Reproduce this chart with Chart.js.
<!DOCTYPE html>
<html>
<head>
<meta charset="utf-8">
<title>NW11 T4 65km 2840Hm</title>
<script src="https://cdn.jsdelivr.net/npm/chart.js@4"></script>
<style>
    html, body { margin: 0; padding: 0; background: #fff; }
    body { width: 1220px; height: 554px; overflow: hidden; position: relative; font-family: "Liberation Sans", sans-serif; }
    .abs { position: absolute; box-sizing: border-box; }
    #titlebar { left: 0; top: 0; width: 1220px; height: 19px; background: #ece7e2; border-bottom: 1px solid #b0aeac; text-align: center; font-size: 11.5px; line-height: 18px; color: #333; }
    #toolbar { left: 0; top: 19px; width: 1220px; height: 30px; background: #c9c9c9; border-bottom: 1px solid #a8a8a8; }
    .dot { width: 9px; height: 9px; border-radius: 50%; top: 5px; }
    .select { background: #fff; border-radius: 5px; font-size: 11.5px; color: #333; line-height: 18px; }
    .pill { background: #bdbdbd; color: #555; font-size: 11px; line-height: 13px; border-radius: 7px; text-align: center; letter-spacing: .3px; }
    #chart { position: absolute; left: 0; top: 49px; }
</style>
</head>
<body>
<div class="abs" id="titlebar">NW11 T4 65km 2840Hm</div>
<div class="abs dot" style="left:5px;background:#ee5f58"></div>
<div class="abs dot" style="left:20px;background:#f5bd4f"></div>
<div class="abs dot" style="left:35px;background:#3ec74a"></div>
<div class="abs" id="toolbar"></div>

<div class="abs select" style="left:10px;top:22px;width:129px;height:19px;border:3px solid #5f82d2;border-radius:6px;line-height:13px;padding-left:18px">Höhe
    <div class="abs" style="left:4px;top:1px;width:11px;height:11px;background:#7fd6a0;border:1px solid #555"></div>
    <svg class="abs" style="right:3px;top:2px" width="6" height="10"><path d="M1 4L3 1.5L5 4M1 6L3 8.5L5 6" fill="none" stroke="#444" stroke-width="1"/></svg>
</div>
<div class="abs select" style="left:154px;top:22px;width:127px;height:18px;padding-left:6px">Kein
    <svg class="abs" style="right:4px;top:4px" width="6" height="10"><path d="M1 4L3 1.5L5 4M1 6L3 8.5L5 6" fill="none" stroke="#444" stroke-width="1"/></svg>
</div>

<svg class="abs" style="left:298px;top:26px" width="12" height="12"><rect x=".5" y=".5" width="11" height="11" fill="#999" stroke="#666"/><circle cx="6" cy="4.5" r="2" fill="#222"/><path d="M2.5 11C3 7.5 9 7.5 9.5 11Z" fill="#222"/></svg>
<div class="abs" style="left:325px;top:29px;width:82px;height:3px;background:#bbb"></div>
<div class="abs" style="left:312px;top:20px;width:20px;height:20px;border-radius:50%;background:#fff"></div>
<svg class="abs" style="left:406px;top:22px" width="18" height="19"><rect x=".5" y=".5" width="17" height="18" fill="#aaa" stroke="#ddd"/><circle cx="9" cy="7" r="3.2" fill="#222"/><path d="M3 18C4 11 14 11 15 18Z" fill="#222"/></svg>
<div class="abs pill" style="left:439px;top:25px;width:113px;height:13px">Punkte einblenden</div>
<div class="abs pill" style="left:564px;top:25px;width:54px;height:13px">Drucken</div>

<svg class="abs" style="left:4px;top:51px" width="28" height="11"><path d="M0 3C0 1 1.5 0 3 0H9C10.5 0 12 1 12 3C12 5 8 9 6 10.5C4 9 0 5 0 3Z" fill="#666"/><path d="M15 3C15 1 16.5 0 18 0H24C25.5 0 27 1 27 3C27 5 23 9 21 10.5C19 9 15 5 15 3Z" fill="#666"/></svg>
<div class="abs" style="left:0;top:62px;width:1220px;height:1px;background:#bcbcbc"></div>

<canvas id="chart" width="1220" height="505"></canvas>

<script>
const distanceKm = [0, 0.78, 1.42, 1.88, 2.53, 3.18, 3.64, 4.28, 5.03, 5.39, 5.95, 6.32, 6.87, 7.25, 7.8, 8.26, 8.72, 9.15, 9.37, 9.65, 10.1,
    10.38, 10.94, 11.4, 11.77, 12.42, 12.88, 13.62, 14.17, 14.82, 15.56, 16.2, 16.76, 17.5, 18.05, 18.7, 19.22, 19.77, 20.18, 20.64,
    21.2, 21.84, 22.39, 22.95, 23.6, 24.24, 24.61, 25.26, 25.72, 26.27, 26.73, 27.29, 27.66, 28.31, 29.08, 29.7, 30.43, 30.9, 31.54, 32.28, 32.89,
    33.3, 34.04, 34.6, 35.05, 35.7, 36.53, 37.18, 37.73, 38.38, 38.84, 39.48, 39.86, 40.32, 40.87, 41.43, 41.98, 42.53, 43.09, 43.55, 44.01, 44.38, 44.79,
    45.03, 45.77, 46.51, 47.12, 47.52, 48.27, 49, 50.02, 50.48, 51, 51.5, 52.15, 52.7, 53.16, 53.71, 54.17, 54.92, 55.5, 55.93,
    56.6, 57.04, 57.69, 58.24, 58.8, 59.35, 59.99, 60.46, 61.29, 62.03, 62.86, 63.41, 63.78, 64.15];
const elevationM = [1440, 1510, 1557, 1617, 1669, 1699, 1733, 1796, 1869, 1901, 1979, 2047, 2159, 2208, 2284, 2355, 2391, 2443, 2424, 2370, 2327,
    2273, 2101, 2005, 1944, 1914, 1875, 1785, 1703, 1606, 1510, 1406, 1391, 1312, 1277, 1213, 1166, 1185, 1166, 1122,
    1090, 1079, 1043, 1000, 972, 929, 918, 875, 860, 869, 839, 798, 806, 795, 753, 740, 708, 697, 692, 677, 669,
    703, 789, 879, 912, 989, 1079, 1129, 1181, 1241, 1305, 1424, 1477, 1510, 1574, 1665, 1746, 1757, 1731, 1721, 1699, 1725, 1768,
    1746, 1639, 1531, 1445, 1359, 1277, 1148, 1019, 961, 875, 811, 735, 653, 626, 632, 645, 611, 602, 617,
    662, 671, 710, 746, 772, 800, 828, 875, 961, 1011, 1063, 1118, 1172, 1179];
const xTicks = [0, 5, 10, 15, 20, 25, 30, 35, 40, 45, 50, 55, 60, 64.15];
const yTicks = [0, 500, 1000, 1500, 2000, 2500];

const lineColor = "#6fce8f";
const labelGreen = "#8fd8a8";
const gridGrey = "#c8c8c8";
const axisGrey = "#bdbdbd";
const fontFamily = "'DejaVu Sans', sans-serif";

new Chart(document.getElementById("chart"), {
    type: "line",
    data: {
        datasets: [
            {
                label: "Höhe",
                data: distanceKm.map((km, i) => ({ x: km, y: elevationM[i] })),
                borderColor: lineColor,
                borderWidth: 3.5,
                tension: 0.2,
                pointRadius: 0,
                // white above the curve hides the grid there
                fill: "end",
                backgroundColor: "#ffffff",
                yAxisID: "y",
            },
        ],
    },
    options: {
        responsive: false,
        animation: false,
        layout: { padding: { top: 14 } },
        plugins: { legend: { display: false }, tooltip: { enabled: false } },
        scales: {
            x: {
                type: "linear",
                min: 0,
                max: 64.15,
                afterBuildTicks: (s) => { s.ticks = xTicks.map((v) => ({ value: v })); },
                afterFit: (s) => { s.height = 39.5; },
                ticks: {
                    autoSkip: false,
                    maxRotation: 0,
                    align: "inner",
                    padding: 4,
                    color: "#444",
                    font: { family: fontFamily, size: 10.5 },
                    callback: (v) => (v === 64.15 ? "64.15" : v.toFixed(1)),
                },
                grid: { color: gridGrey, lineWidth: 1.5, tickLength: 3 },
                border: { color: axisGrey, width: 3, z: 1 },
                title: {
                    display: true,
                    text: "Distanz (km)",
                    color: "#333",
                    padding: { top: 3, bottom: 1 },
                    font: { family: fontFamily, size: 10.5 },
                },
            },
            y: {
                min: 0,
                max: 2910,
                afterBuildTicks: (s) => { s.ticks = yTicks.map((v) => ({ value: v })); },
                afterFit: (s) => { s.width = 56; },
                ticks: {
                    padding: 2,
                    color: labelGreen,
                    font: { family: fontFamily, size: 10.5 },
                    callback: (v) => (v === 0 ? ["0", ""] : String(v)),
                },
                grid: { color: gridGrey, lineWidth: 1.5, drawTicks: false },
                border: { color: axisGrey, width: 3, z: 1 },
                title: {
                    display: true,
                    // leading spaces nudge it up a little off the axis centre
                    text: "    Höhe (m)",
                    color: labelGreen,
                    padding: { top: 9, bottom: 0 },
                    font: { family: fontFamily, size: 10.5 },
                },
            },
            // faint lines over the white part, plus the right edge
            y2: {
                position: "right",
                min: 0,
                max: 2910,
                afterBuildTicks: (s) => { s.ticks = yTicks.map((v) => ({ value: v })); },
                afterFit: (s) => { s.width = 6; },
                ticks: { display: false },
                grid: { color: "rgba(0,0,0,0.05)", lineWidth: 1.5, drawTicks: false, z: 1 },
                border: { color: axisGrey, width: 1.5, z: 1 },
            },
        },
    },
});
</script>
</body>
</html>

+-------+

Look for "chart" and pull out every line that has it.

Reproduce this chart with Chart.js.
<script src="https://cdn.jsdelivr.net/npm/chart.js@4"></script>
    #chart { position: absolute; left: 0; top: 49px; }
<canvas id="chart" width="1220" height="505"></canvas>
new Chart(document.getElementById("chart"), {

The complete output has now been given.